I have opined in the past that this is due to laziness, but voting for students in particular is actually somewhat complicated. Ambiguity over actual places of residence leads to a lot of confusion over where one should vote. Absentee ballots are notoriously unreliable. Thus, I have devised a new proposal for how voting should be conducted among young expatriates in school throughout the State. I hope this proposal may be spread far and wide, and specifically wish for it to find its way across the desks of State Legislators so that they may introduce the requisite changes in law next session. I would reckon a pilot program should be put in place specifically at UT-Austin (throughout Travis County) in preparation for the 2016 elections, with expansion to other big colleges (A&M, University of Houston and Texas Tech) in the following years.

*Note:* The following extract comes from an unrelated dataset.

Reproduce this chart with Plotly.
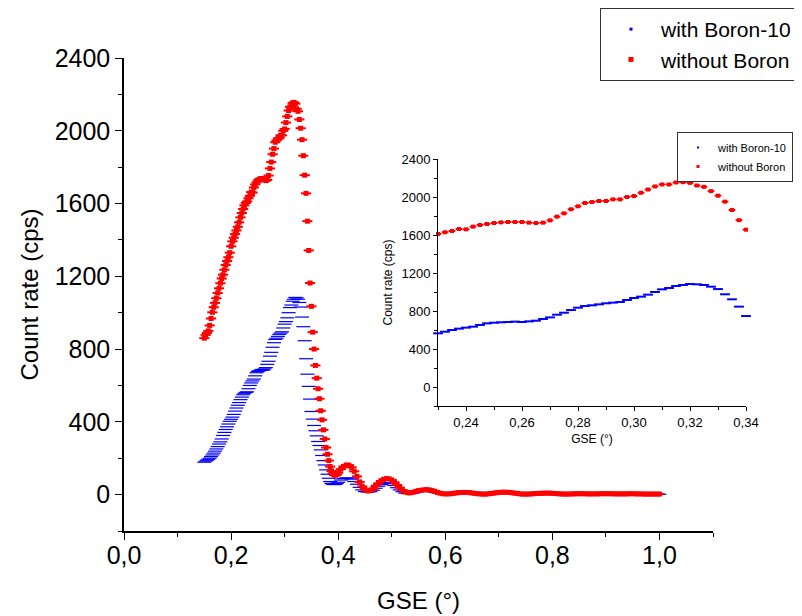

The gist of my idea is to allow for in-person early voting to take place, in these limited circumstances, outside of the county. Accordingly, students would not be forced to change their voter registration or vote absentee once going to college. Under this new system, one voting machine from each of the five biggest counties outside of the capital (Harris County, Dallas County, Bexar County, Tarrant County and El Paso County) would be brought to a specially denoted early voting location close to UT’s campus. Student voters would have to provide a driver’s license, which would then be swiped on the computers for expediency, and the rest would follow the procedures used for early voting within the county.
Thus, a legal fiction would occur, wherein the exact same process would happena to have in-person early voting for your county, except it would actually happen 80 to 580 miles away. Unfortunately, this could only apply (at first) to those in the biggest counties and those with a Driver’s License. However, given that those variables represent a majority of the State, it would certainly be a good start.
Would this cause you to start looking at voting more favorably?